U.S. audit regulators will soon be allowed to observe their Chinese counterparts as they inspect audit firms doing business in the United States under an agreement struck during the U.S.-China Strategic and Economic Dialogue in Beijing.

It's a big breakthrough for James Doty, chairman of the Public Company Accounting Oversight Board, who has been working on a solution to the deadlock with China over U.S. authority to inspect China-based firms doing audit work that flows into U.S. capital markets. Doty and current and past PCAOB members have tried for several years to gain regulatory access to Chinese firms that are registered with the PCAOB but have resisted inspection claiming concerns over sovereignty and conflict with their own national laws.

Doty was one of 19 U.S. delegates who participated in the fourth annual Dialogue, held in Beijing May 3 and May 4. In an e-mail statement, Doty says he met with Guo Shuqing, chairman of the China Securities Regulatory Commission, and representatives of the Ministry of Finance for discussions he characterized as substantive and productive. “Further progress was made that would enable the PCAOB to observe inspections conducted by the Chinese authorities as a first step toward greater cooperation on cross-border audit oversight and joint inspections,” he says.

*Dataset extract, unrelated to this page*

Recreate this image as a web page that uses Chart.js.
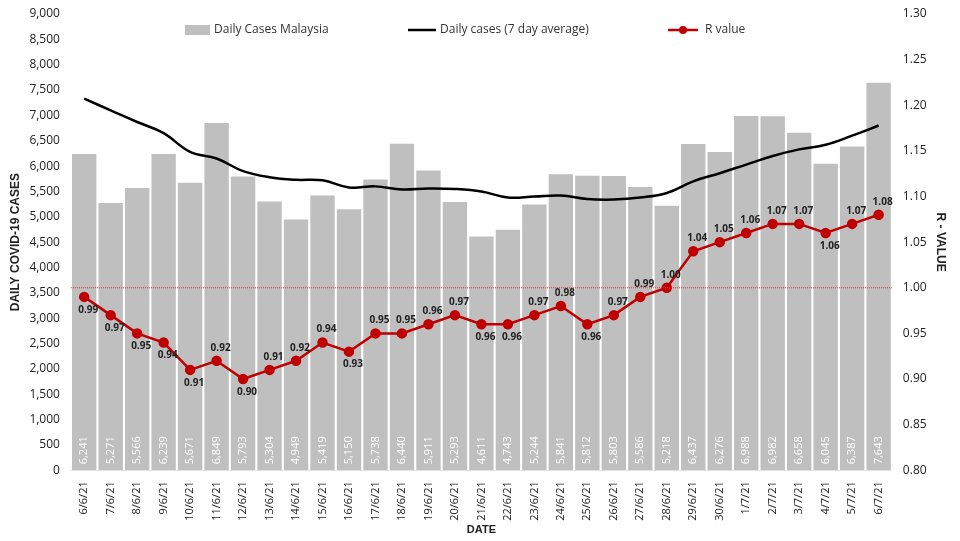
<!DOCTYPE html>
<html><head><meta charset="utf-8">
<script src="https://cdn.jsdelivr.net/npm/chart.js@4"></script>
<style>html,body{margin:0;background:#fff}#wrap{width:960px;height:541px}</style>
</head><body><div id="wrap"><canvas id="c"></canvas></div>
<script>
const dates = ["6/6/21","7/6/21","8/6/21","9/6/21","10/6/21","11/6/21","12/6/21","13/6/21","14/6/21","15/6/21","16/6/21","17/6/21","18/6/21","19/6/21","20/6/21","21/6/21","22/6/21","23/6/21","24/6/21","25/6/21","26/6/21","27/6/21","28/6/21","29/6/21","30/6/21","1/7/21","2/7/21","3/7/21","4/7/21","5/7/21","6/7/21"];
const dailyCases = [6241,5271,5566,6239,5671,6849,5793,5304,4949,5419,5150,5738,6440,5911,5293,4611,4743,5244,5841,5812,5803,5586,5218,6437,6276,6988,6982,6658,6045,6387,7643];
const avg7 = [7330,7100,6870,6650,6280,6150,5900,5780,5730,5720,5580,5600,5540,5560,5550,5500,5380,5400,5420,5350,5340,5380,5470,5700,5860,6030,6200,6330,6420,6600,6800];
const rValue = [0.99,0.97,0.95,0.94,0.91,0.92,0.90,0.91,0.92,0.94,0.93,0.95,0.95,0.96,0.97,0.96,0.96,0.97,0.98,0.96,0.97,0.99,1.00,1.04,1.05,1.06,1.07,1.07,1.06,1.07,1.08];
const rLabelPos = "bbbbbabaaabaaaabbaabaaaaaaaaba a".replace(/ /g,"").split("");

const labelPlugin = {
  id: "labels",
  afterDatasetsDraw(chart) {
    const ctx = chart.ctx;
    const y1 = chart.scales.y1;
    const area = chart.chartArea;
    // reference line at R = 1.00
    const yr = y1.getPixelForValue(1.0);
    ctx.save();
    ctx.strokeStyle = "#e03030"; ctx.lineWidth = 1; ctx.setLineDash([1,1]);
    ctx.beginPath(); ctx.moveTo(area.left, yr); ctx.lineTo(area.right, yr); ctx.stroke();
    ctx.setLineDash([]);
    // bar values
    const bars = chart.getDatasetMeta(0).data;
    ctx.fillStyle = "#fff"; ctx.font = "11px 'Open Sans', sans-serif";
    ctx.textAlign = "left"; ctx.textBaseline = "middle";
    bars.forEach((b, i) => {
      ctx.save(); ctx.translate(b.x, area.bottom - 6); ctx.rotate(-Math.PI/2);
      ctx.fillText(dailyCases[i].toLocaleString("en-US"), 0, 0); ctx.restore();
    });
    // R values
    const pts = chart.getDatasetMeta(2).data;
    ctx.fillStyle = "#222"; ctx.font = "bold 10px 'Open Sans', sans-serif"; ctx.textAlign = "center";
    pts.forEach((p, i) => {
      const dy = rLabelPos[i] === "a" ? -13 : 13;
      ctx.fillText(rValue[i].toFixed(2), p.x + 4, p.y + dy);
    });
    // legend inside plot area
    const ly = area.top + 16;
    ctx.font = "12px 'Open Sans', sans-serif"; ctx.textAlign = "left"; ctx.fillStyle = "#333";
    ctx.fillStyle = "#bfbfbf"; ctx.fillRect(185, ly - 5, 25, 10);
    ctx.fillStyle = "#333"; ctx.fillText(chart.data.datasets[0].label, 214, ly);
    ctx.strokeStyle = "#000"; ctx.lineWidth = 2.5;
    ctx.beginPath(); ctx.moveTo(408, ly); ctx.lineTo(436, ly); ctx.stroke();
    ctx.fillText(chart.data.datasets[1].label, 440, ly);
    ctx.strokeStyle = "#c00000";
    ctx.beginPath(); ctx.moveTo(668, ly); ctx.lineTo(698, ly); ctx.stroke();
    ctx.fillStyle = "#c00000"; ctx.beginPath(); ctx.arc(683, ly, 4, 0, Math.PI*2); ctx.fill();
    ctx.fillStyle = "#333"; ctx.fillText(chart.data.datasets[2].label, 705, ly);
    ctx.restore();
  }
};

new Chart(document.getElementById("c"), {
  data: {
    labels: dates,
    datasets: [
      { type: "bar", label: "Daily Cases Malaysia", data: dailyCases, backgroundColor: "#bfbfbf", yAxisID: "y", order: 3, categoryPercentage: 1, barPercentage: 0.92 },
      { type: "line", label: "Daily cases (7 day average)", data: avg7, borderColor: "#000", borderWidth: 2.5, pointRadius: 0, tension: 0.4, yAxisID: "y", order: 2 },
      { type: "line", label: "R value", data: rValue, borderColor: "#c00000", backgroundColor: "#c00000", borderWidth: 2.5, pointRadius: 4, yAxisID: "y1", order: 1 }
    ]
  },
  options: {
    responsive: true, maintainAspectRatio: false, animation: false,
    layout: { padding: { top: 14, right: 8, left: 4, bottom: 4 } },
    plugins: { legend: { display: false }, tooltip: { enabled: false } },
    scales: {
      x: { grid: { display: false }, ticks: { maxRotation: 90, minRotation: 90, font: { family: "'Open Sans', sans-serif", size: 11 }, color: "#222" },
        title: { display: true, text: "DATE", font: { weight: "bold", size: 11 }, color: "#222", padding: 0 } },
      y: { position: "left", min: 0, max: 9000, ticks: { stepSize: 500, callback: v => v.toLocaleString("en-US"), font: { family: "'Open Sans', sans-serif", size: 12 }, color: "#222" },
        grid: { display: false }, border: { display: false },
        title: { display: true, text: "DAILY COVID-19 CASES", font: { weight: "bold", size: 12 }, color: "#222" } },
      y1: { position: "right", min: 0.8, max: 1.3, ticks: { stepSize: 0.05, callback: v => v.toFixed(2), font: { family: "'Open Sans', sans-serif", size: 12 }, color: "#222" },
        grid: { display: false }, border: { display: false },
        title: { display: true, text: "R - VALUE", font: { weight: "bold", size: 12 }, color: "#222" } }
    }
  },
  plugins: [labelPlugin]
});
</script></body></html>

Doty says he's grateful for the support of the U.S. Treasury Department and the Federal Reserve, which enabled him to participate in the Dialogue and pursue discussions regarding the PCAOB's objective to establish joint inspections. “In the coming days, we will be following up on our discussions with the Chinese authorities to finalize the details,” he says.

China and parts of the Europe Union remain major holdouts as the PCAOB continues to negotiate agreements with various countries to conduct inspections. The board most recently reached a new cooperative agreement with the German Auditor Oversight Commission regarding how to oversee firms that operate in both jurisdictions. Doty said the board is pleased with its progress in overcoming obstacles to conduct inspections in EU member states.

The board has agreements in place with the United Kingdom, the Netherlands, Switzerland, Norway, Japan, Israel, Taiwan, and Dubai as it continues to pursue cooperation with regulators in other jurisdictions. The PCAOB is charged with regulating more than 900 foreign firms that are located in 88 countries.